EDITORIAL COMMENT: Chinese investment in Africa is for mutual benefit

A common Western criticism of China’s investment in Africa is that the continent could be burdened by unpayable debts arising from billions in loans from China.

The Asian economic powerhouse is the biggest source of investment into African infrastructure, and is among the top two sources of foreign direct investment (FDI) into the continent. Although the US had $57 billion of FDI stock in Africa in 2016, versus China’s $40 billion, according to the United Nations Conference on Trade and Development (UNCTAD), investment from Beijing increased by 24 percent between 2010 and 2014, while US FDI grew by only 10 percent.

At the Forum on China-Africa Co-operation summit held in Beijing early this month, the Asian country pledged $60 billion in financing for Africa, bringing the total amount pledged to the continent by China to $120 billion since 2015.

The financing includes $15 billion of grants, interest-free loans and concessionary loans, $20 billion of credit lines, the setting up of a $10 billion special fund for development financing and a $5 billion special fund for financing imports from Africa.

Another huge Chinese initiative set to enhance its position in Africa is its Belt and Road Initiative (BRI), President Xi Jinping’s signature policy framework that seeks to connect China with other regions via ports, railways, and fibre-optic cables.

Chinese support also comes with no strings attached, contrary to Western investment that often is availed only on the basis of benchmarks that African leaders say represent interference in their domestic affairs.

It indeed goes without saying that the strengthening Sino-Africa political and economic relations are unsettling the US and Europe, who traditionally had much influence on the continent. This has given rise to an army of critics who speak about Chinese “colonisation” of Africa while “warning” that the continent is slowly enslaving itself to Chinese debt.
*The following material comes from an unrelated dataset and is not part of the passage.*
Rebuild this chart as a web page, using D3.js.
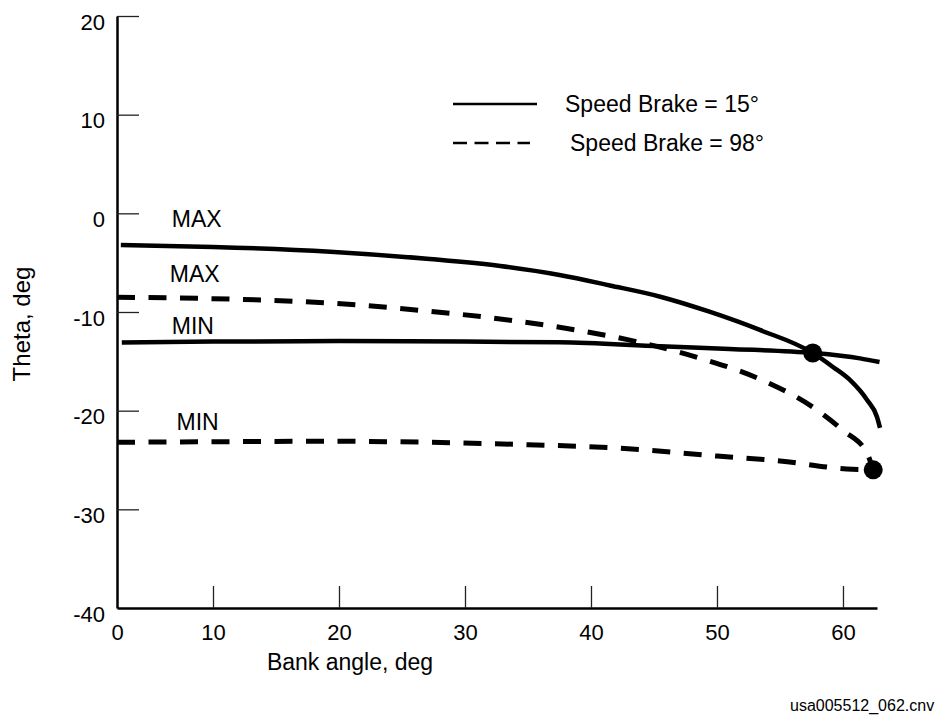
<!DOCTYPE html>
<html>
<head>
<meta charset="utf-8">
<script src="https://cdn.jsdelivr.net/npm/d3@7"></script>
<style>
  body { margin: 0; background: #fff; }
  svg { display: block; font-family: "Liberation Sans", Arial, sans-serif; }
</style>
</head>
<body>
<div class="chart"></div>
<script>
// tick values
const bankTicks = [0, 10, 20, 30, 40, 50, 60];
const thetaTicks = [-40, -30, -20, -10, 0, 10, 20];

// curves: [bank angle, theta]
const sb15Max = [[0.4, -3.2], [10, -3.4], [19.3, -3.89], [27.2, -4.63], [32.8, -5.34], [37.5, -6.25],
  [41.5, -7.31], [45.5, -8.45], [49.4, -9.97], [53.4, -11.82], [57.6, -14.15], [59.2, -15.57],
  [60.55, -16.89], [61.9, -18.9], [62.7, -20.64], [62.94, -21.75]];
const sb15Min = [[0.5, -13.1], [10, -13.0], [20, -12.95], [30, -13.0], [37.5, -13.07], [45.5, -13.48],
  [51, -13.75], [57.6, -14.15], [61.35, -14.7], [62.9, -15.07]];
const sb98Max = [[0, -8.5], [10, -8.65], [19.3, -9.1], [27, -9.9], [34.3, -10.95], [37.5, -11.55],
  [43.6, -13.0], [48.7, -14.7], [53.4, -16.8], [57.9, -19.9], [60, -22.0], [61.9, -24.3], [62.4, -26.0]];
const sb98Min = [[0, -23.2], [10, -23.15], [19.3, -23.1], [27, -23.2], [35, -23.45], [42.3, -23.8],
  [50, -24.6], [55, -25.1], [60.3, -25.9], [62.4, -26.0]];

const markers = [[57.6, -14.15], [62.4, -26.0]];

const curveLabels = [
  { text: "MAX", bank: 5.7, theta: -1.38 },
  { text: "MAX", bank: 5.5, theta: -6.96 },
  { text: "MIN", bank: 5.7, theta: -12.23 },
  { text: "MIN", bank: 6.2, theta: -21.96 }
];

const legendItems = [
  { label: "Speed Brake = 15°", dash: null },
  { label: "Speed Brake = 98°", dash: "14,7.5" }
];

const width = 938, height = 719;

const svg = d3.select(".chart")
  .append("svg")
  .attr("width", width)
  .attr("height", height);

// the printed axis has a short first interval (0-10)
const x = d3.scaleLinear()
  .domain([0, 10, 62.7])
  .range([117, 213, 877]);

const y = d3.scaleLinear()
  .domain([-40, 20])
  .range([608, 16]);

// axes, ticks pointing inward
const xAxis = svg.append("g")
  .attr("transform", `translate(0,${y(-40)})`)
  .call(d3.axisBottom(x).tickValues(bankTicks).tickFormat(d => String(d))
    .tickSize(-22).tickSizeOuter(0).tickPadding(16));

const yAxis = svg.append("g")
  .attr("transform", `translate(${x(0)},0)`)
  .call(d3.axisLeft(y).tickValues(thetaTicks).tickFormat(d => String(d))
    .tickSize(-22).tickSizeOuter(0).tickPadding(12));

[xAxis, yAxis].forEach(ax => {
  ax.select(".domain").attr("stroke", "#000").attr("stroke-width", 2.5);
  ax.selectAll(".tick line").attr("stroke", "#222").attr("stroke-width", 1.3);
  ax.selectAll(".tick text")
    .attr("fill", "#000")
    .style("font-size", "22px")
    .style("font-family", '"Liberation Sans", Arial, sans-serif');
});
yAxis.selectAll(".tick text").attr("dy", "0.6em");
xAxis.selectAll(".tick").filter(d => d === 0).select("line").remove();
yAxis.selectAll(".tick").filter(d => d === -40).select("line").remove();

svg.append("text")
  .attr("x", 350)
  .attr("y", 670)
  .attr("text-anchor", "middle")
  .style("font-size", "23px")
  .text("Bank angle, deg");

svg.append("text")
  .attr("transform", "translate(30,324) rotate(-90)")
  .attr("text-anchor", "middle")
  .style("font-size", "24px")
  .text("Theta, deg");

// curves
const line = d3.line()
  .curve(d3.curveMonotoneX)
  .x(d => x(d[0]))
  .y(d => y(d[1]));

const series = [
  { data: sb15Max, dash: null },
  { data: sb15Min, dash: null },
  { data: sb98Max, dash: "18,13.5" },
  { data: sb98Min, dash: "18,13.5" }
];

svg.append("g")
  .selectAll("path")
  .data(series)
  .join("path")
  .attr("fill", "none")
  .attr("stroke", "#000")
  .attr("stroke-width", d => d.dash ? 5 : 4.5)
  .attr("stroke-dasharray", d => d.dash)
  .attr("d", d => line(d.data));

svg.append("g")
  .selectAll("circle")
  .data(markers)
  .join("circle")
  .attr("cx", d => x(d[0]))
  .attr("cy", d => y(d[1]))
  .attr("r", 9.5)
  .attr("fill", "#000");

svg.append("g")
  .selectAll("text")
  .data(curveLabels)
  .join("text")
  .attr("x", d => x(d.bank))
  .attr("y", d => y(d.theta))
  .style("font-size", "23px")
  .text(d => d.text);

// legend
const legend = svg.append("g");
legendItems.forEach((item, i) => {
  const ly = i === 0 ? 104 : 143;
  legend.append("line")
    .attr("x1", 453)
    .attr("x2", i === 0 ? 537 : 530)
    .attr("y1", ly)
    .attr("y2", ly)
    .attr("stroke", "#000")
    .attr("stroke-width", 2.5)
    .attr("stroke-dasharray", item.dash);
  legend.append("text")
    .attr("x", i === 0 ? 565 : 570)
    .attr("y", ly + 5)
    .attr("dy", "0.12em")
    .style("font-size", "23px")
    .text(item.label);
});

svg.append("text")
  .attr("x", 790)
  .attr("y", 711)
  .style("font-size", "16px")
  .text("usa005512_062.cnv");
</script>
</body>
</html>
In our view, all this criticism is Western propaganda to discredit China in the eyes of African countries. They clearly know that they are losing the game and think they can spoil it all for everyone.

President Mnangagwa and Finance and Economic Development Minister, Professor Mthuli Ncube, as have many other African leaders in recent years, had to make it clear on Sunday that funding from China will not bury Africa under debt.

“What is necessary when you get loans or investment, it must be structured,” said the President. “(There is need for) investment in projects which can re-finance themselves to pay the loan.”

Citing two massive Chinese-funded capital projects — the expansion of Kariba South and Hwange power stations — he added:

“I do not see any danger where you have a project which becomes productive in terms of revenue streams to pay for itself. When you finish paying the loan, the asset remains with us and we will continue to have electricity so I do not see the danger there.”

In our view what the President said is what is already happening across the country and that there is no deliberate agenda by China to entrap Africa in debt.

From the President’s remarks, Africa needs to be smarter too in setting its priorities, only taking loans to build critical infrastructure that has an in-built capacity to repay the relevant debts, in other words projects that have the capacity to build themselves. If China constructs a road, the relevant government must ensure that the infrastructure can generate revenue, through, for example, tolling. A fraction of the toll fees will then be used to repay the loan. By the same token, if China builds a dam, the government in question must ensure that the dam is able to attract more investment in the form of tourism, sporting or aquaculture activities that can be used to raise money to be channelled towards repaying the loan.

It will, therefore, be unwise for a country to take a loan to build a state-of-the-art stadium in a remote location that no one will want to use and therefore would be a white elephant with no income-generating capacity.

On its part, China has mechanisms to make sure that it only provides loans that the borrowing country will be able to repay. This limits the chances of bad debts and over-borrowing.

Early this month, the Atlantic Council, a Washington-based organisation that promotes constructive leadership and engagement in international affairs published a paper, “Dispelling the Dominant Myths of China in Africa”.

The paper dismisses three myths about Chinese investment in Africa — that China only invests in infrastructure, that all BRI activity in Africa is carefully orchestrated and coordinated by top party officials in Beijing is false and that Africa is being swindled by Beijing.

“A final myth is that African governments are passive in negotiating contracts with the Chinese and regularly coerced into accepting bad deals. Over the 15 years of increased Chinese activity in the region, African governments are well aware of Chinese interests and have refined their negotiating tactics to better advance development objectives. Despite criticism that Chinese firms heavily depend on Chinese labour, for example, most infrastructure projects are completed primarily by African workers, with Chinese nationals in management or technical positions. The US policy-making community must be clear-eyed about the Chinese commercial relationship with Africa in order to focus American commercial diplomacy. Fixating on the infrastructure aspect of Chinese economic engagement causes US policymakers to miss other, more powerful opportunities for American competitive advantage in sectors such as financial services, venture capital, and the entertainment industry.”

Critics of Chinese presence in Africa need to read and understand this paper.